Rev. Jacob W. Hangen came next to the church from Columbia (cf) and was installed March 14, 1832, and remained four years. He served Currytown while pastor here. Consistorial meetings were held monthly and a fine of fifty cents was imposed on the members who were either absent or tardy one hour. During Hangen's pastorate the name of the church was changed from "Middletown" to that of Mapletown. Hangen had several other pastorates in the Reformed church, then entered the German Reformed church, preaching in Pennsylvania, where he did (died?) at Trappe in 1843. A brief pastorate of two and a half years followed by Rev. Harrison Heermance, who came September 25, 1837. After several years in the active work of the Presbyterian ministry, Heermance became an army chaplain. He died in 1883. From 1842 thro 1848 there were no consistorial records kept. Rev. Thomas Frazier was pastor in 1840 thro 1843, of whom we know nothing further except that he died in Montreal, Canada, in 1884. Jasper Middlemas succeeded him in 1844 and acted as a stated supply thro 1846. The next pastor was Rev.
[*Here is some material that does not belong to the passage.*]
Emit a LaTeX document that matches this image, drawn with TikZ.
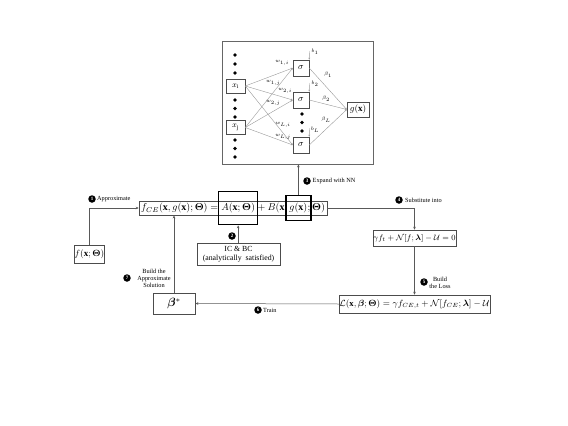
\documentclass[tikz,border=0pt]{standalone}
\usepackage{fontspec}
\setmainfont{Liberation Serif}
\usepackage{amsmath,amssymb,bm}
\usetikzlibrary{arrows.meta,positioning,fit,calc}
\begin{document}
\begin{tikzpicture}[x=1pt,y=-1pt,
  box/.style={draw=black!70, line width=0.5pt, inner sep=1.5pt},
  thickbox/.style={draw=black, line width=1.6pt, inner sep=0},
  ln/.style={draw=black!65, line width=0.5pt},
  arr/.style={ln, -{Stealth[length=3pt,width=2.6pt]}},
  nnln/.style={draw=black!40, line width=0.4pt, -{Stealth[length=2pt,width=1.8pt]}},
  num/.style={circle, fill=black, text=white, inner sep=0pt, minimum size=7.5pt, font=\fontsize{5}{5}\selectfont\bfseries},
  lbl/.style={font=\fontsize{6.3}{7}\selectfont, inner sep=0},
  tiny/.style={font=\fontsize{5.2}{6}\selectfont, inner sep=0},
  nndot/.style={circle, fill=black, inner sep=0, minimum size=3.6pt},
  eqp/.style={inner sep=0, anchor=base west, font=\fontsize{10}{12}\selectfont}]
\useasboundingbox (0,0) rectangle (568,426);

% ---------- neural network box ----------
\node[draw=black!60, line width=0.7pt, minimum width=151pt, minimum height=123pt, inner sep=0] (nn) at (297.5,102.5) {};
\foreach \y [count=\k] in {55,64,73,100,108.5,117,140,148.5,157}
  \node[nndot] (d\k) at (235,\y) {};
\foreach \y [count=\k] in {114,122.5,131}
  \node[nndot] (sd\k) at (302,\y) {};
\node[box, fill=white, minimum width=19pt, minimum height=14pt, inner sep=0, font=\fontsize{8}{9}\selectfont] (xi) at (235.5,86) {$x_{\mathrm{i}}$};
\node[box, fill=white, minimum width=19pt, minimum height=14pt, inner sep=0, font=\fontsize{8}{9}\selectfont] (xj) at (235.5,127.5) {$x_{\mathrm{j}}$};
\node[box, minimum width=16pt, minimum height=16pt, inner sep=0, font=\fontsize{9}{10}\selectfont] (s1) at (301,68) {$\sigma$};
\node[box, minimum width=16pt, minimum height=16pt, inner sep=0, font=\fontsize{9}{10}\selectfont] (s2) at (301,100) {$\sigma$};
\node[box, minimum width=16pt, minimum height=16pt, inner sep=0, font=\fontsize{9}{10}\selectfont] (s3) at (301,145) {$\sigma$};
\node[box, minimum width=22pt, minimum height=15pt, inner sep=0, font=\fontsize{9}{10}\selectfont] (g) at (358,109.5) {$g(\mathbf{x})$};
\foreach \a in {xi,xj} \foreach \b in {s1,s2,s3}
  \draw[nnln] (\a.east) -- (\b.west);
\foreach \b in {s1,s2,s3}
  \draw[nnln] (\b.east) -- (g.west);
\node[tiny] (w1i) at (282,63) {$w_{1,i}$};
\node[tiny] (w1j) at (273,83) {$w_{1,j}$};
\node[tiny] (w2i) at (285,91) {$w_{2,i}$};
\node[tiny] (w2j) at (273,103) {$w_{2,j}$};
\node[tiny] (wLi) at (283,125) {$w_{L,i}$};
\node[tiny] (wLj) at (283,137) {$w_{L,j}$};
\node[tiny] (be1) at (328,75) {$\beta_1$};
\node[tiny] (be2) at (326,99) {$\beta_2$};
\node[tiny] (beL) at (326,120) {$\beta_L$};
\coordinate (bs1) at (309.5,51);
\coordinate (bs2) at (309.5,83);
\coordinate (bs3) at (309.5,128);
\draw[nnln] (bs1) -- (s1.north east);
\draw[nnln] (bs2) -- (s2.north east);
\draw[nnln] (bs3) -- (s3.north east);
\node[tiny] (b1) at (315,52) {$b_1$};
\node[tiny] (b2) at (315,84) {$b_2$};
\node[tiny] (bL) at (315,130) {$b_L$};

% ---------- main equation ----------
\node[eqp] (e1) at (141,210.5) {$f_{CE}(\mathbf{x},g(\mathbf{x});\bm{\Theta})={}$};
\node[eqp] (e2) at (e1.base east) {$A(\mathbf{x};\bm{\Theta})$};
\node[eqp] (e3) at (e2.base east) {${}+B(\mathbf{x},\,$};
\node[eqp] (e4) at (e3.base east) {$g(\mathbf{x})$};
\node[eqp] (e5) at (e4.base east) {$;\bm{\Theta})$};
\node[draw=black!70, line width=0.5pt, fit=(e1)(e5), inner xsep=2pt, inner ysep=2pt] (eq) {};
\node[thickbox, minimum width=39pt, minimum height=33pt] (Abox) at (e2.center) {};
\node[thickbox, minimum width=25pt, minimum height=25pt] (gbox) at (e4.center) {};

% ---------- other boxes ----------
\node[box, minimum width=29pt, minimum height=18pt, inner sep=0, font=\fontsize{9}{10}\selectfont] (f) at (89.5,254) {$f(\mathbf{x};\bm{\Theta})$};
\node[box, minimum width=83pt, minimum height=22pt, inner sep=0, align=center, font=\fontsize{7.8}{9}\selectfont] (ic) at (238.5,254) {IC \& BC\\(analytically\ \ satisfied)};
\node[box, minimum width=83pt, minimum height=16pt, inner sep=0, font=\fontsize{8}{9}\selectfont] (pde) at (414.5,238) {$\gamma f_t+\mathcal{N}[f;\bm{\lambda}]-\mathcal{U}=0$};
\node[box, minimum width=151pt, minimum height=18pt, inner sep=0, font=\fontsize{8.6}{10}\selectfont] (loss) at (414.5,304) {$\mathcal{L}(\mathbf{x},\bm{\beta};\bm{\Theta})=\gamma f_{CE,t}+\mathcal{N}[f_{CE};\bm{\lambda}]-\mathcal{U}$};
\node[box, line width=0.7pt, minimum width=42pt, minimum height=21pt, inner sep=0, font=\fontsize{12}{13}\selectfont] (beta) at (174,303.5) {$\bm{\beta}^{*}$};

% ---------- connectors ----------
\draw[arr] (f.north) |- (eq.west);
\draw[arr] (ic.north -| Abox.south) -- (Abox.south);
\draw[arr] (gbox.north) -- (gbox.north |- nn.south);
\draw[arr] (eq.east) -| (pde.north);
\draw[arr] (pde.south) -- (loss.north);
\draw[arr] (loss.west) -- (beta.east);
\draw[arr] (beta.north) -- (beta.north |- eq.south);

% ---------- step labels ----------
\node[num] (n1) at (92,199) {1};
\node[lbl, anchor=west] (t1) at (97,199) {Approximate};
\node[num] (n2) at (232,236) {2};
\node[num] (n3) at (307,181) {3};
\node[lbl, anchor=west] (t3) at (312.5,181) {Expand with NN};
\node[num] (n4) at (399,200) {4};
\node[lbl, anchor=west] (t4) at (405,200) {Substitute into};
\node[num] (n5) at (424,282) {5};
\node[lbl, align=center] (t5) at (440,282.5) {Build\\the Loss};
\node[num] (n6) at (258,310) {6};
\node[lbl, anchor=west] (t6) at (263,310) {Train};
\node[num] (n7) at (127,278) {7};
\node[lbl, align=center] (t7) at (154,278.5) {Build the\\Approximate\\Solution};
\end{tikzpicture}
\end{document}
John H. Carle (1847-1851) whose ill health compelled him to give up the active ministry. Rev. William D. Buckelew was next called and began his ministry in this church in 1851, and spent forty-two years in the pulpit, his death occurring in 1893. He was four years at Mapletown. During Buckelew's ministry a new church was built. The last service in the old church was held Sunday, May 30, 1852. The church was taken down during the following week. The corner stone of the new church was laid July 8, 1852, by Rev. J. C. Van Liew of Stone Arabia. The church was finished in October, 1852. Rev. John J. Quick's pastorate extended over seven years (1856-1862). He also preached at Currytown, which was frequently joined with this church in pastoral work. Rev. Richard M. Whitbeck succeeded Quick, was ordained and installed by the Montgomery Classis but remained only two years, 1863 and 1864. After a few more years he left the active ministry to enter educational work and lived a retired life for many years at Hudson, N.Y.

Rev. James M. Compton was next called and stayed four years or until 1868, but to remain in the Classis for twenty-five years at Stone Arabia and Ephratah (1868-1870), Columbia and Henderson (1870-1875), Union (1875-1876), Sprakers (1878-1883), Mapletown again during 1882, and finally, Columbia again from 1888 to the time of his death at the latter place, December 12, 1891. Josiah Markel supplied the Mapletown pulpit from the summer of 1869 thro the summer of 1871. His death occurred at Albany, N.Y., in 1898. He had not been in the active ministry for twenty-five years. Two years the pulpit was occasionally supplied by different men, and until Rev. George Sharpley became pastor in 1874 who resigned in 1880. He was licensed and ordained by Montgomery Classis. A son of this pastor, Giles H. Sharpley, after studying at Rutgers and New Brunswick (1888-1889) entered the ministry of the Episcopal church, graduating from the General Theological Seminary in 1897. In 1880 from May to December the pulpit was supplied by Rev. Dewey Jones. Rev. John Minor was installed in 1882 and remained thro 1884. Later Mr. Minor supplied several Presbyterian churches and died November 20, 1890, while supplying the Fort Herkimer church (cf). Rev. Garrett Wyckoff succeeded Mr. Minor, coming to the church in 1886 and stayed two years, to be followed by Rev. Henry H. Sangree (1888-1893). Sangree entered the ministry of the German Reformed church and later still that of the Presbyterian and is now in Philadelphia, Pa. The last installed pastor at Mapletown was John A. Thomson (1894-1902). Since leaving this charge Mr. Thomson has been pastor at Middlebush, N.J. Following Mr. Thomson, Rev. E. M. Forest supplied for a year, after which the Rev. Frank R. Shepherd (Presb.) supplied for three years (July, 1903-March, 1906). Beginning September 30, 1906, Rev. Sybrandt Nelson of the Buel Presbyterian church began a supply which continued until October 23, 1912. During the summer of 1913, Mr. Charles Stube, a New Brunswick Seminary graduate, supplied the church. The present supply, Rev. Elmer E. Frederick,has had charge of the Buel Presbyterian church of of Mapletown since the fall of 1913.